Sunday, September 18, 2016, AM | 4 Comments
Communications Plans are important for projects with many stakeholders. The Communication Plan is especially important if your project has an element of organizational change management.
Think about the following eight steps as you create the plan.
List the top three objectives that you want to achieve from your project communications.
For instance, you might want to inform stakeholders of the project progress, boost management buy-in or improve your team productivity.
Then set out your communications guidelines for controlling communications within your project. For example, you may decide that:
All messages will be distributed through pre-defined channels
All critical communications will be pre-approved by management
All communications will be tailored, based on stakeholder needs
Now define exactly who it is that your team will formally communicate with. Remember, formal communications are a method for controlling the messages sent out by your team.
They promote a single consistent view of your project to a specified audience so that everyone has the same version of the truth.

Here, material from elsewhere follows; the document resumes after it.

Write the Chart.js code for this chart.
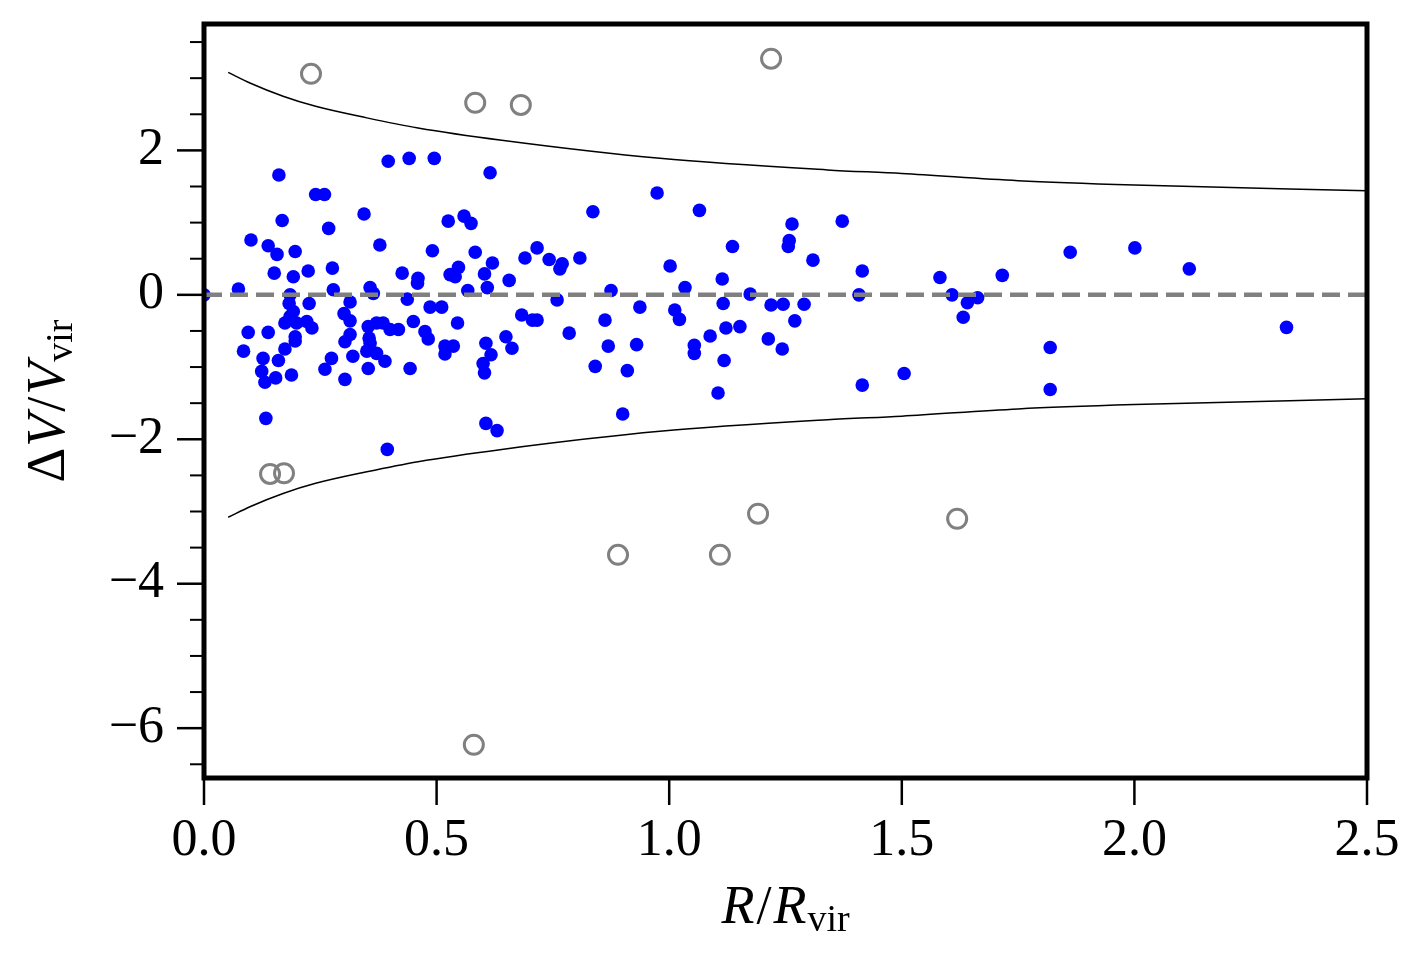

Each target audience group will have their own needs. These stakeholders will require information that is specific to their role in the project.
For instance, a Project Sponsor will need to be informed of high priority risks and issues, whereas a Quality Reviewer might need to be notified of the current status of project deliverables.
Then list the key messages that need to be sent to each Stakeholder. Key messages may include project status, project issues, project risks, project deliverables or project resources.
The next step is to define how you will deliver each message to them, through a delivery channel.
There are a huge variety of ways in which you can deliver your key messages to stakeholders (e.g. emails, newsletters, meetings, conferences).
For each stakeholder, identify the channel that you will use to deliver your key messages.
Now you are ready to create the schedule of communications events, activities and actions that are required to deliver the right messages to the right people at the right time throughout the project.
And finally, once you have listed the events and described them in detail, you need to identify who will manage them and who will review their effectiveness.
Once you have taken these eight steps, it is up to you to execute it to deliver communications efficiently across your project.